DIRECTIVE. Leave out the pictures, and retype only the lines from the beginning of the material through the line that contains "0.020, 0.013, 0.017]", including both.

____

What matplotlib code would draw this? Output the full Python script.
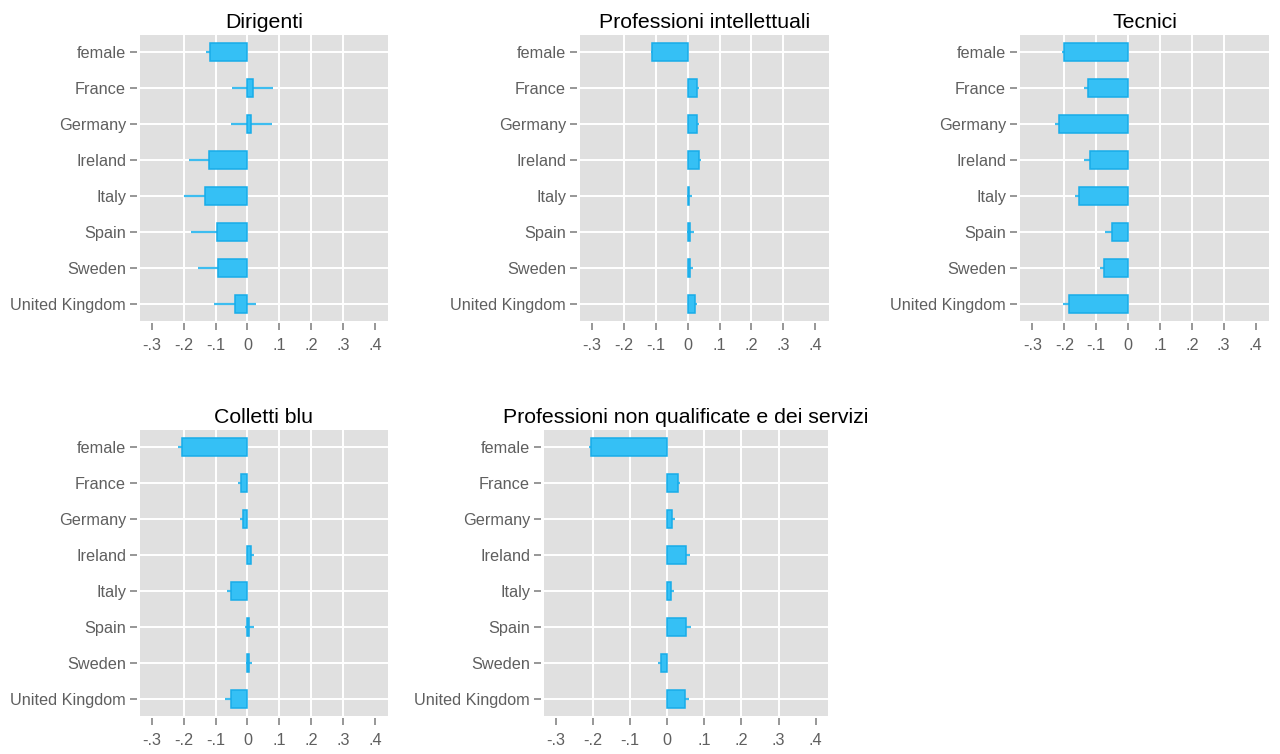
import numpy as np
import matplotlib as mpl
mpl.use("Agg")
import matplotlib.pyplot as plt

plt.rcParams['font.family'] = ['Liberation Sans', 'DejaVu Sans']

categories = ['female', 'France', 'Germany', 'Ireland', 'Italy', 'Spain',
              'Sweden', 'United Kingdom']
xtick_vals = [-0.3, -0.2, -0.1, 0.0, 0.1, 0.2, 0.3, 0.4]
xtick_labels = ['-.3', '-.2', '-.1', '0', '.1', '.2', '.3', '.4']

# coefficients and half-width of the confidence interval, one pair per occupation
dirigenti = [-0.117, 0.017, 0.012, -0.119, -0.133, -0.095, -0.091, -0.040]
dirigenti_ci = [0.013, 0.064, 0.064, 0.065, 0.067, 0.081, 0.064, 0.066]

intellettuali = [-0.111, 0.029, 0.030, 0.036, 0.006, 0.009, 0.009, 0.023]
intellettuali_ci = [0.003, 0.007, 0.006, 0.007, 0.008, 0.012, 0.008, 0.007]

tecnici = [-0.201, -0.125, -0.216, -0.120, -0.155, -0.051, -0.076, -0.186]
tecnici_ci = [0.006, 0.013, 0.013, 0.018, 0.013, 0.020, 0.013, 0.017]

colletti = [-0.206, -0.020, -0.014, 0.010, -0.052, 0.006, 0.005, -0.052]
colletti_ci = [0.011, 0.009, 0.009, 0.010, 0.013, 0.014, 0.009, 0.017]

non_qualificate = [-0.205, 0.029, 0.013, 0.051, 0.011, 0.052, -0.015, 0.047]
non_qualificate_ci = [0.004, 0.007, 0.009, 0.010, 0.008, 0.013, 0.008, 0.011]

BAR = '#35C0F5'
EDGE = '#18ACE9'
WHISK = '#3DBDF0'
TXT = '#5f5f5f'

W, H = 1280, 754
fig = plt.figure(figsize=(W / 100, H / 100), dpi=100)


def panel(px, title, coef, ci, xlim):
    # px = (left, top, right, bottom) in pixels
    l, t, r, b = px
    ax = fig.add_axes([l / W, (H - b) / H, (r - l) / W, (b - t) / H])
    ax.set_facecolor('#e0e0e0')
    y = np.arange(len(categories))
    ax.hlines(y, xlim[0], xlim[1], color='white', lw=1.4, zorder=1)
    for xv in xtick_vals[1:-1]:
        ax.axvline(xv, color='white', lw=1.4, zorder=1)
    coef = np.array(coef)
    ci = np.array(ci)
    ax.hlines(y, coef - ci, coef + ci, color=WHISK, lw=1.6, zorder=2)
    ax.barh(y, coef, height=0.5, color=BAR, edgecolor=EDGE, lw=1.1, zorder=3)
    ax.set_xlim(*xlim)
    ax.set_ylim(len(categories) - 1 + 0.46, -0.48)
    ax.set_yticks(y)
    ax.set_yticklabels(categories)
    ax.set_xticks(xtick_vals)
    ax.set_xticklabels(xtick_labels)
    for s in ax.spines.values():
        s.set_visible(False)
    ax.spines['left'].set_position(('outward', 2))
    ax.spines['bottom'].set_position(('outward', 1.5))
    ax.tick_params(axis='both', colors='#7a7a7a', labelcolor=TXT,
                   labelsize=11.7, length=5, width=1.1)
    ax.tick_params(axis='x', pad=5.5)
    ax.tick_params(axis='y', pad=3)
    ax.set_title(title, fontsize=15.3, color='black', pad=5)
    return ax


panel((140, 35, 388, 321), 'Dirigenti', dirigenti, dirigenti_ci,
      (-0.337, 0.441))
panel((580, 35, 829, 321), 'Professioni intellettuali', intellettuali,
      intellettuali_ci, (-0.337, 0.443))
panel((1020, 35, 1269, 321), 'Tecnici', tecnici, tecnici_ci,
      (-0.339, 0.442))
panel((140, 430, 388, 716), 'Colletti blu', colletti, colletti_ci,
      (-0.337, 0.441))
panel((544, 430, 828, 716), 'Professioni non qualificate e dei servizi',
      non_qualificate, non_qualificate_ci, (-0.331, 0.433))

fig.savefig('out.png', dpi=100)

____

SOLUTION.
What matplotlib code would draw this? Output the full Python script.
import numpy as np
import matplotlib as mpl
mpl.use("Agg")
import matplotlib.pyplot as plt

plt.rcParams['font.family'] = ['Liberation Sans', 'DejaVu Sans']

categories = ['female', 'France', 'Germany', 'Ireland', 'Italy', 'Spain',
              'Sweden', 'United Kingdom']
xtick_vals = [-0.3, -0.2, -0.1, 0.0, 0.1, 0.2, 0.3, 0.4]
xtick_labels = ['-.3', '-.2', '-.1', '0', '.1', '.2', '.3', '.4']

# coefficients and half-width of the confidence interval, one pair per occupation
dirigenti = [-0.117, 0.017, 0.012, -0.119, -0.133, -0.095, -0.091, -0.040]
dirigenti_ci = [0.013, 0.064, 0.064, 0.065, 0.067, 0.081, 0.064, 0.066]

intellettuali = [-0.111, 0.029, 0.030, 0.036, 0.006, 0.009, 0.009, 0.023]
intellettuali_ci = [0.003, 0.007, 0.006, 0.007, 0.008, 0.012, 0.008, 0.007]

tecnici = [-0.201, -0.125, -0.216, -0.120, -0.155, -0.051, -0.076, -0.186]
tecnici_ci = [0.006, 0.013, 0.013, 0.018, 0.013, 0.020, 0.013, 0.017]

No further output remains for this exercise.